---------- Data block ----------

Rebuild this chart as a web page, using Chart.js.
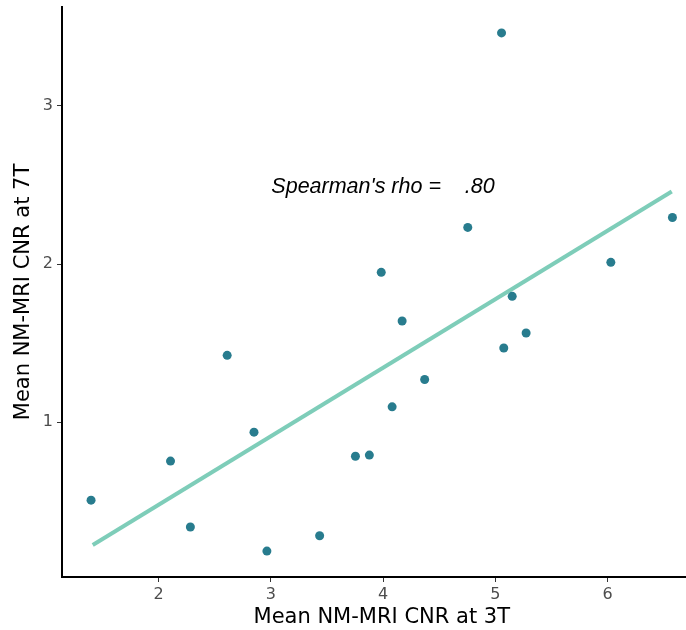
<!DOCTYPE html>
<html>
<head>
<meta charset="utf-8">
<script src="https://cdn.jsdelivr.net/npm/chart.js@4"></script>
<style>
  html, body { margin: 0; padding: 0; background: #fff; overflow: hidden; }
  #wrap { width: 706px; height: 630px; }
</style>
</head>
<body>
<div id="wrap"><canvas id="cnrChart" width="706" height="630"></canvas></div>
<script>
// Mean NM-MRI contrast-to-noise per subject, 3T vs 7T
const cnr3T = [1.398, 2.106, 2.283, 2.611, 2.850, 2.965, 3.435, 3.754, 3.878, 3.984,
               4.081, 4.170, 4.371, 4.755, 5.056, 5.076, 5.151, 5.275, 6.030, 6.579];
const cnr7T = [0.507, 0.754, 0.337, 1.423, 0.937, 0.185, 0.282, 0.785, 0.792, 1.948,
               1.097, 1.640, 1.270, 2.232, 3.462, 1.469, 1.796, 1.564, 2.011, 2.295];

// linear fit endpoints
const fitX = [1.413, 6.573];
const fitY = [0.223, 2.459];

const xTicks = [2, 3, 4, 5, 6];
const yTicks = [1, 2, 3];

const rhoText = "Spearman's rho =    .80";
const rhoAt = { x: 4.0, y: 2.447 };

const points = cnr3T.map((x, i) => ({ x: x, y: cnr7T[i] }));
const fitLine = fitX.map((x, i) => ({ x: x, y: fitY[i] }));

// annotation text drawn in data coordinates
const rhoLabel = {
  id: 'rhoLabel',
  afterDatasetsDraw(chart) {
    const ctx = chart.ctx;
    const px = chart.scales.x.getPixelForValue(rhoAt.x);
    const py = chart.scales.y.getPixelForValue(rhoAt.y);
    ctx.save();
    ctx.font = 'italic 21.5px "Liberation Sans", Arial, sans-serif';
    ctx.fillStyle = '#000';
    ctx.textAlign = 'center';
    ctx.textBaseline = 'alphabetic';
    ctx.fillText(rhoText, px, py);
    ctx.restore();
  }
};

// fixed axis boxes, no extra label padding
function fixBox(size) {
  return s => {
    if (s.isHorizontal()) s.height = size; else s.width = size;
    s.paddingTop = 0; s.paddingBottom = 0; s.paddingLeft = 0; s.paddingRight = 0;
  };
}

const tickFont = { family: '"DejaVu Sans", Verdana, sans-serif', size: 16 };
const titleFont = { family: '"DejaVu Sans", Verdana, sans-serif', size: 21 };

new Chart(document.getElementById('cnrChart'), {
  type: 'scatter',
  data: {
    datasets: [
      {
        data: points,
        backgroundColor: '#287c8e',
        borderWidth: 0,
        pointRadius: 4.5,
        pointHoverRadius: 4.5,
        order: 0
      },
      {
        type: 'line',
        data: fitLine,
        borderColor: '#7ecdb9',
        borderWidth: 4,
        pointRadius: 0,
        fill: false,
        order: 1
      }
    ]
  },
  options: {
    responsive: false,
    animation: false,
    devicePixelRatio: 1,
    layout: { padding: { top: 7, right: 0, bottom: 0, left: 0 } },
    plugins: {
      legend: { display: false },
      tooltip: { enabled: false }
    },
    scales: {
      x: {
        type: 'linear',
        min: 1.139,
        max: 6.838,
        afterBuildTicks: s => { s.ticks = xTicks.map(v => ({ value: v })); },
        afterFit: fixBox(53),
        grid: { display: true, drawOnChartArea: false, drawTicks: true, tickLength: 5, color: '#333' },
        border: { display: true, color: '#000', width: 2 },
        ticks: { color: '#4d4d4d', font: tickFont, padding: 3, maxRotation: 0 },
        title: { display: true, text: 'Mean NM-MRI CNR at 3T', color: '#000', font: titleFont, padding: { top: 0, bottom: 0 } }
      },
      y: {
        type: 'linear',
        min: 0.021,
        max: 3.626,
        afterBuildTicks: s => { s.ticks = yTicks.map(v => ({ value: v })); },
        afterFit: fixBox(62),
        grid: { display: true, drawOnChartArea: false, drawTicks: true, tickLength: 5, color: '#333' },
        border: { display: true, color: '#000', width: 2 },
        ticks: { color: '#4d4d4d', font: tickFont, padding: 4 },
        title: { display: true, text: 'Mean NM-MRI CNR at 7T', color: '#000', font: titleFont, padding: { top: 11, bottom: 0 } }
      }
    }
  },
  plugins: [rhoLabel]
});
</script>
</body>
</html>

----------

• Goal:
Go from the first line of the listing to the line holding "const fitLine = fitX.map((x, i)" and, please, transcribe those lines exactly, both included, with no pictures.

• Task result:
Rebuild this chart as a web page, using Chart.js.
<!DOCTYPE html>
<html>
<head>
<meta charset="utf-8">
<script src="https://cdn.jsdelivr.net/npm/chart.js@4"></script>
<style>
  html, body { margin: 0; padding: 0; background: #fff; overflow: hidden; }
  #wrap { width: 706px; height: 630px; }
</style>
</head>
<body>
<div id="wrap"><canvas id="cnrChart" width="706" height="630"></canvas></div>
<script>
// Mean NM-MRI contrast-to-noise per subject, 3T vs 7T
const cnr3T = [1.398, 2.106, 2.283, 2.611, 2.850, 2.965, 3.435, 3.754, 3.878, 3.984,
               4.081, 4.170, 4.371, 4.755, 5.056, 5.076, 5.151, 5.275, 6.030, 6.579];
const cnr7T = [0.507, 0.754, 0.337, 1.423, 0.937, 0.185, 0.282, 0.785, 0.792, 1.948,
               1.097, 1.640, 1.270, 2.232, 3.462, 1.469, 1.796, 1.564, 2.011, 2.295];

// linear fit endpoints
const fitX = [1.413, 6.573];
const fitY = [0.223, 2.459];

const xTicks = [2, 3, 4, 5, 6];
const yTicks = [1, 2, 3];

const rhoText = "Spearman's rho =    .80";
const rhoAt = { x: 4.0, y: 2.447 };

const points = cnr3T.map((x, i) => ({ x: x, y: cnr7T[i] }));
const fitLine = fitX.map((x, i) => ({ x: x, y: fitY[i] }));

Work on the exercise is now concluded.